▶ **Stated task**:
Find all the lines with "chart" and gather them.

▶ **Material provided**:

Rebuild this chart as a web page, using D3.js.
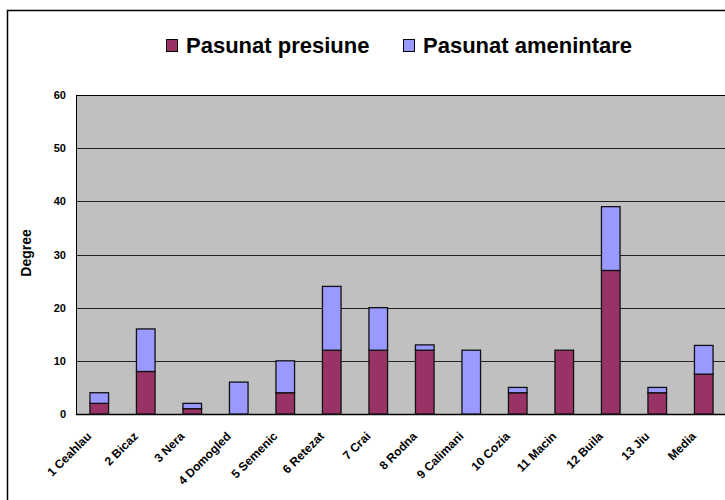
<!DOCTYPE html>
<html>
<head>
<meta charset="utf-8">
<script src="https://cdn.jsdelivr.net/npm/d3@7"></script>
<style>
  body { margin: 0; background: #fff; }
  text { font-family: "Liberation Sans", Arial, sans-serif; font-weight: bold; }
</style>
</head>
<body>
<svg id="chart" width="725" height="500"></svg>
<script>
// categories and series
var categories = ["1 Ceahlau", "2 Bicaz", "3 Nera", "4 Domogled", "5 Semenic", "6 Retezat", "7 Crai",
                  "8 Rodna", "9 Calimani", "10 Cozia", "11 Macin", "12 Buila", "13 Jiu", "Media"];
var presiune    = [2, 8, 1, 0, 4, 12, 12, 12, 0, 4, 12, 27, 4, 7.5];
var amenintare  = [2, 8, 1, 6, 6, 12, 8, 1, 12, 1, 0, 12, 1, 5.4];
var seriesNames = ["Pasunat presiune", "Pasunat amenintare"];
var colors = ["#993366", "#9999ff"];
var yTicks = [0, 10, 20, 30, 40, 50, 60];

var svg = d3.select("#chart");

var plotLeft = 76, plotRight = 727, plotTop = 95, plotBottom = 414;

// outer chart border
svg.append("rect")
    .attr("x", 7.5).attr("y", 10.5)
    .attr("width", 760).attr("height", 520)
    .attr("fill", "#fff")
    .attr("stroke", "#000").attr("stroke-width", 1.5);

var x = d3.scaleBand().domain(categories).range([plotLeft, plotRight]).paddingInner(0.6).paddingOuter(0.3);
var y = d3.scaleLinear().domain([0, 60]).range([plotBottom, plotTop]);

// plot background
svg.append("rect")
    .attr("x", plotLeft + 0.5).attr("y", plotTop + 0.5)
    .attr("width", plotRight - plotLeft).attr("height", plotBottom - plotTop)
    .attr("fill", "#c0c0c0")
    .attr("stroke", "#000").attr("stroke-width", 1);

// grid lines
svg.append("g").selectAll("line")
    .data(yTicks.slice(1, -1))
    .enter().append("line")
    .attr("x1", plotLeft).attr("x2", plotRight)
    .attr("y1", function(d) { return Math.round(y(d)) + 0.5; })
    .attr("y2", function(d) { return Math.round(y(d)) + 0.5; })
    .attr("stroke", "#222").attr("stroke-width", 1);

// y axis
var yAxis = svg.append("g")
    .attr("transform", "translate(" + plotLeft + ",0)")
    .call(d3.axisLeft(y).tickValues(yTicks).tickSize(0).tickPadding(10));
yAxis.select(".domain").remove();
yAxis.selectAll("text")
    .attr("font-size", 11)
    .attr("font-family", "Liberation Sans, Arial, sans-serif")
    .attr("font-weight", "bold")
    .attr("fill", "#000");

// x axis line
svg.append("line")
    .attr("x1", plotLeft).attr("x2", plotRight)
    .attr("y1", plotBottom + 0.5).attr("y2", plotBottom + 0.5)
    .attr("stroke", "#000").attr("stroke-width", 1.5);

// stacked bars
var rows = categories.map(function(c, i) { return {cat: c, p: presiune[i], a: amenintare[i]}; });
var stack = d3.stack().keys(["p", "a"])(rows);

svg.append("g").selectAll("g")
    .data(stack)
    .enter().append("g")
    .attr("fill", function(d, i) { return colors[i]; })
    .selectAll("rect")
    .data(function(d) { return d.filter(function(v) { return v[1] > v[0]; }); })
    .enter().append("rect")
    .attr("x", function(d) { return x(d.data.cat); })
    .attr("width", x.bandwidth())
    .attr("y", function(d) { return y(d[1]); })
    .attr("height", function(d) { return y(d[0]) - y(d[1]); })
    .attr("stroke", "#111").attr("stroke-width", 1.3);

// x labels
svg.append("g").selectAll("text")
    .data(categories)
    .enter().append("text")
    .attr("transform", function(d) {
        return "translate(" + (x(d) + x.bandwidth() / 2 - 7) + "," + (plotBottom + 23) + ") rotate(-45)";
    })
    .attr("text-anchor", "end")
    .attr("font-size", 12)
    .text(function(d) { return d; });

// y title
svg.append("text")
    .attr("transform", "translate(31,253) rotate(-90)")
    .attr("text-anchor", "middle")
    .attr("font-size", 14)
    .text("Degree");

// legend
var legendX = [166, 403];
var legend = svg.append("g").selectAll("g")
    .data(seriesNames)
    .enter().append("g")
    .attr("transform", function(d, i) { return "translate(" + legendX[i] + ",39)"; });

legend.append("rect")
    .attr("x", 0.5).attr("y", 0.5)
    .attr("width", 11).attr("height", 12)
    .attr("fill", function(d, i) { return colors[i]; })
    .attr("stroke", "#000").attr("stroke-width", 1);

legend.append("text")
    .attr("x", 20).attr("y", 14)
    .attr("font-size", 22)
    .text(function(d) { return d; });
</script>
</body>
</html>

▶ **Exercise solution**:
Rebuild this chart as a web page, using D3.js.
<svg id="chart" width="725" height="500"></svg>
var svg = d3.select("#chart");
// outer chart border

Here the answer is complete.